Predictive Analytics Algorithm for Early Prevention of Brain Tumor using Explainable Artificial Intelligence (XAI): A Systematic Review of the State-of- the-Art

Author(s): Prasad Raghunath Mutkule*, Nilesh P. Sable, Parikshit N. Mahalle and Gitanjali R. Shinde

Pp: 69-83 (15)

DOI: 10.2174/9789815179187123040007

* (Excluding Mailing and Handling)

Abstract

Advancement in the medical field promotes the diagnosis of disease through automation methods and prediction of the brain tumor also plays an important role due to the fact that millions of people are affected by brain tumor and the rate of affected people is increasing every year randomly. Hence, in saving the lives of many individuals, the early detection of the disease plays an important role. Using the MRI Images, it’s easy to find the location and existence of the tumor. Expert manual diagnosis is playing a vital role in detecting the information about the tumor and its type. Though there are various models that can detect tumor location with the help of ML models in the medical field, somewhere there is a lag in the success of these models. Deep learning is one of the widely used approaches for the same. But the black-box nature of these machine-learning models has somewhat limited their clinical use. Explanations are essential for users to know, trust, and well manage these models.

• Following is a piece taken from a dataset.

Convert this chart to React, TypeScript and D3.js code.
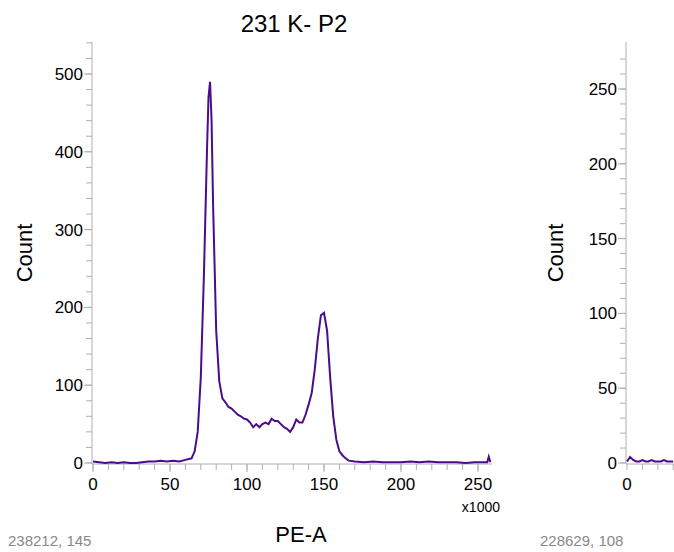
import * as d3 from 'd3'

const TITLE = '231 K- P2'
const XS = [0, 4, 8, 12, 16, 20, 24, 28, 32, 36, 40, 44, 48, 52, 56, 60, 64, 66, 68, 70, 72, 74, 75, 76, 77, 78, 80, 82, 84, 86, 88, 90, 92, 94, 96, 98, 100, 102, 104, 106, 108, 110, 112, 114, 116, 118, 120, 122, 124, 126, 128, 130, 132, 134, 136, 138, 140, 142, 144, 146, 148, 150, 152, 154, 156, 158, 160, 162, 164, 166, 170, 176, 182, 188, 194, 200, 206, 212, 218, 224, 230, 236, 242, 248, 254, 256, 257, 258]
const COUNTS = [2, 1, 0, 1, 0, 1, 0, 0, 1, 2, 2, 3, 2, 3, 2, 4, 6, 15, 40, 110, 240, 400, 470, 490, 440, 330, 170, 105, 83, 78, 72, 70, 66, 62, 60, 57, 56, 52, 46, 50, 46, 50, 52, 50, 57, 54, 54, 50, 46, 44, 40, 46, 56, 52, 52, 62, 75, 90, 120, 160, 190, 193, 170, 110, 60, 30, 15, 10, 6, 3, 2, 1, 2, 1, 1, 1, 2, 1, 2, 1, 1, 1, 0, 1, 1, 1, 8, 1]
const X_TICKS = [0, 50, 100, 150, 200, 250]
const Y_TICKS = [0, 100, 200, 300, 400, 500]
const R_TICKS = [0, 50, 100, 150, 200, 250]
const R_XS = [0, 2, 4, 6, 8, 10, 12, 14, 16, 18, 20, 22, 24, 26, 28, 30]
const R_COUNTS = [1, 4, 2, 1, 1, 2, 1, 1, 2, 1, 1, 1, 2, 1, 1, 1]

const GREY = '#b0b0b0'
const LINE = '#4b0c8c'
const FONT = 'Arial, "Liberation Sans", sans-serif'

export default function App() {
  const x = d3.scaleLinear().domain([0, 250]).range([93, 478])
  const y = d3.scaleLinear().domain([0, 500]).range([463, 74])
  const yr = d3.scaleLinear().domain([0, 250]).range([463, 89])
  const xr = d3.scaleLinear().domain([0, 250]).range([627, 1012])
  const line = d3.line<number>().x((_, i) => x(XS[i])).y((d) => y(d))
  const rline = d3.line<number>().x((_, i) => xr(R_XS[i])).y((d) => yr(d))
  const yMinor = d3.range(0, 541, 20)
  const xMinor = d3.range(0, 260, 10)
  const rMinor = d3.range(0, 276, 10)
  const rxMinor = d3.range(0, 40, 10)
  return (
    <svg width={674} height={552} style={{ position: 'absolute', left: 0, top: 0, fontFamily: FONT }}>
      <text x={294} y={32} textAnchor="middle" fontSize={24}>{TITLE}</text>
      {/* left axes */}
      <line x1={92} x2={92} y1={42} y2={464} stroke={GREY} />
      <line x1={92} x2={492} y1={464} y2={464} stroke={GREY} />
      {yMinor.map((v) => <line key={'ym' + v} x1={86} x2={92} y1={y(v)} y2={y(v)} stroke={GREY} />)}
      {Y_TICKS.map((v) => (
        <g key={'y' + v}>
          <line x1={84} x2={92} y1={y(v)} y2={y(v)} stroke={GREY} />
          <text x={83} y={y(v) + 6} textAnchor="end" fontSize={17}>{v}</text>
        </g>
      ))}
      {xMinor.map((v) => <line key={'xm' + v} x1={x(v)} x2={x(v)} y1={464} y2={470} stroke={GREY} />)}
      {X_TICKS.map((v) => (
        <g key={'x' + v}>
          <line x1={x(v)} x2={x(v)} y1={464} y2={472} stroke={GREY} />
          <text x={x(v)} y={490} textAnchor="middle" fontSize={17}>{v}</text>
        </g>
      ))}
      <text x={500} y={512} textAnchor="end" fontSize={14}>x1000</text>
      <text x={32} y={253} textAnchor="middle" fontSize={22} transform="rotate(-90 32 253)">Count</text>
      <text x={301} y={542} textAnchor="middle" fontSize={22}>PE-A</text>
      <text x={8} y={546} fontSize={15} fill="#888">238212, 145</text>
      <path d={line(COUNTS) ?? ''} fill="none" stroke={LINE} strokeWidth={2} />
      {/* right panel */}
      <line x1={626} x2={626} y1={42} y2={464} stroke={GREY} />
      <line x1={626} x2={674} y1={464} y2={464} stroke={GREY} />
      {rMinor.map((v) => <line key={'rm' + v} x1={620} x2={626} y1={yr(v)} y2={yr(v)} stroke={GREY} />)}
      {R_TICKS.map((v) => (
        <g key={'r' + v}>
          <line x1={618} x2={626} y1={yr(v)} y2={yr(v)} stroke={GREY} />
          <text x={617} y={yr(v) + 6} textAnchor="end" fontSize={17}>{v}</text>
        </g>
      ))}
      {rxMinor.map((v) => <line key={'rx' + v} x1={xr(v)} x2={xr(v)} y1={464} y2={470} stroke={GREY} />)}
      <text x={627} y={490} textAnchor="middle" fontSize={17}>0</text>
      <text x={563} y={253} textAnchor="middle" fontSize={22} transform="rotate(-90 563 253)">Count</text>
      <text x={540} y={546} fontSize={15} fill="#888">228629, 108</text>
      <path d={rline(R_COUNTS) ?? ''} fill="none" stroke={LINE} strokeWidth={2} />
    </svg>
  )
}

The chapter proposes dual-weighted deep CNN classifiers for early prediction of the presence of brain tumor along with the explanation-driven DL models such as Local Interpretable Model-agnostic Explanations (LIME) and SHapley Additive explanation (SHAP). The performance and accuracy of the planned model are assessed and relate with the existing models and it is expected that it will produce high sensitivity as well as specificity. It is also expected to perform well by means of precision and accuracy.